ABOARD THE SILVER MUSE -- The cuisine of the Indonesian island of Bali is pretty far removed from the experience of North Americans.
While there are some Indonesian restaurants in the U.S., few if any specialize in dishes from Bali (the sole Hindu island in a nation that is predominantly Muslim), even though Bali is Indonesia's most popular tourist destination.
So, getting to spend parts of four days learning about Balinese cooking, and making a few dishes, provided a window into the culture and cuisine of this distant and intriguing place.
A group of journalists had been asked to join a cruise from Bali to Manila to experience a new regional culinary program being developed by Silversea Cruises. Called Sea and Land Taste (SALT), the program is being refined for its debut on the Silver Moon, scheduled for delivery in 2020.
Food journalist Maya Kerthyasa, formerly part of the editorial team at Australian Gourmet Traveler magazine, mixes a traditional Balinese dish in a demonstration for media members aboard the Silver Muse cruise ship. Photo Credit: TW photo by Tom Stieghorst
The three pillars of the program are ingredients, technique and people. We got a good exposure to all three in presentations by food journalist Maya Kerthyasa, who was raised in a royal palace in Bali and now splits time between her homeland and Perth, Australia.
To start with, Kerthyasa familiarized us with Balinese ingredients. Some, such as shallots, chilis, garlic and ginger, are standards in Western cooking. Others, such as fern tips, torch ginger flowers, galangal and moringa leaves, were more exotic.
Coconut, in all its forms, is a big ingredient in Balinese fare. A wide variety of spices are also used, particularly in combination with coconut oil and chopped greens to make spice pastes as a cooking base.
When it comes to technique, bring your knives and watch your fingers. Things tend to be chopped very finely in Balinese cooking, part of the spiritual side of the cuisine. "Food is like an offering," said Kerthyasa. "So, it really has to look beautiful."
The recipes also tend to be complex because in a traditional home, only one meal is cooked per day, which is then set aside to be consumed as desired. "A lot of things are cooked twice or three times before they make it into the final dish, Kerthyasa said. "There are no one-pot wonders. Everything takes a lot of preparation, a lot of time."
Among the dishes journalists were assigned to prepare was sambal matah, a finely minced chop of garlic, shallots, chilis, ginger, torch ginger flower and kaffir lime leaves that is mixed in a bowl by hand with coconut oil and lime juice to form one of the basic condiments of the Balinese table.
Classic implements, such as this grater and knife, are important to traditional Balinese cooks. Photo Credit: TW photo by Tom Stieghorst
The third leg of the SALT stool, people, was supplied by Kerthyasa's stories of learning to cook from her grandmother, who was the 10th and final wife of her grandfather, an elder in the palace at Ubud.

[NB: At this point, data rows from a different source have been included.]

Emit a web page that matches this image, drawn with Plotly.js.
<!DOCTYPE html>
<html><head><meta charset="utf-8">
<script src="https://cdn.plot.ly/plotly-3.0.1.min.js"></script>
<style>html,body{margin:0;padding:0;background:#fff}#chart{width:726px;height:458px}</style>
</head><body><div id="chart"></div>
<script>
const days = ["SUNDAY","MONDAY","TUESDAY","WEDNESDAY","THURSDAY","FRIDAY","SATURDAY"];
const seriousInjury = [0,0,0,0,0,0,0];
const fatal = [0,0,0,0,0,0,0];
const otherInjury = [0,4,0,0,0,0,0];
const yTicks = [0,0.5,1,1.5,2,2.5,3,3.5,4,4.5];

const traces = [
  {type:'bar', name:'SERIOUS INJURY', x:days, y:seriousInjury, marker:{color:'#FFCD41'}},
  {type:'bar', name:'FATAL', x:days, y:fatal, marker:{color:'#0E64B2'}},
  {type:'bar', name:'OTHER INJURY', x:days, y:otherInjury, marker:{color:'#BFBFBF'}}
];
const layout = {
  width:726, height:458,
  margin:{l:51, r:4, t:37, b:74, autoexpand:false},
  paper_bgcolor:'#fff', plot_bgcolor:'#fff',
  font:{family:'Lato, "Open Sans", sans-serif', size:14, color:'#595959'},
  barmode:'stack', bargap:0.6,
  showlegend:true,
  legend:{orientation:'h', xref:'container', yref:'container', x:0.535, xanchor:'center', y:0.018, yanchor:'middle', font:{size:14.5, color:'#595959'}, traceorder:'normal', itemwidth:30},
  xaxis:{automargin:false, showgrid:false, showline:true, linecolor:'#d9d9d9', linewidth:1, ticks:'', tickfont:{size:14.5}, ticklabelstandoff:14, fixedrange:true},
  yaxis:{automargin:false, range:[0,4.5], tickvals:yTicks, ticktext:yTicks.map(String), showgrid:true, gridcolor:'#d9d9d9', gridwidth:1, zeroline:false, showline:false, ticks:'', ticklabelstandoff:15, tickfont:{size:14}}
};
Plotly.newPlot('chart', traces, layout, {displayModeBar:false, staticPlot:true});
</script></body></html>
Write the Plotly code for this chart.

"She's a very talented cook and she learned a lot from my grandfather, who was a very, very spiritual man," Kerthyasa said.
Many of the traditional and ceremonial recipes in Bali aren't in cookbooks or written down. Kerthyasa is trying to remedy that by compiling a cookbook of Balinese cuisine based on her grandmother's knowledge. One problem: cooperation.
"It's very difficult. I have spent years trying to convince her to not just cook for me but to let me cook with her. I've had to go in there and say I'm not going to leave until you actually let me cook," Kerthyasa said.
Material like that about her grandmother and other relatives added another dimension to what was already an interesting talk, making it more than about food and culture, but also about a human relationship.
"That's what we're looking for in the people we bring onboard," said Adam Sachs, director of the SALT program, "people who know the food intimately, but who can also tell stories."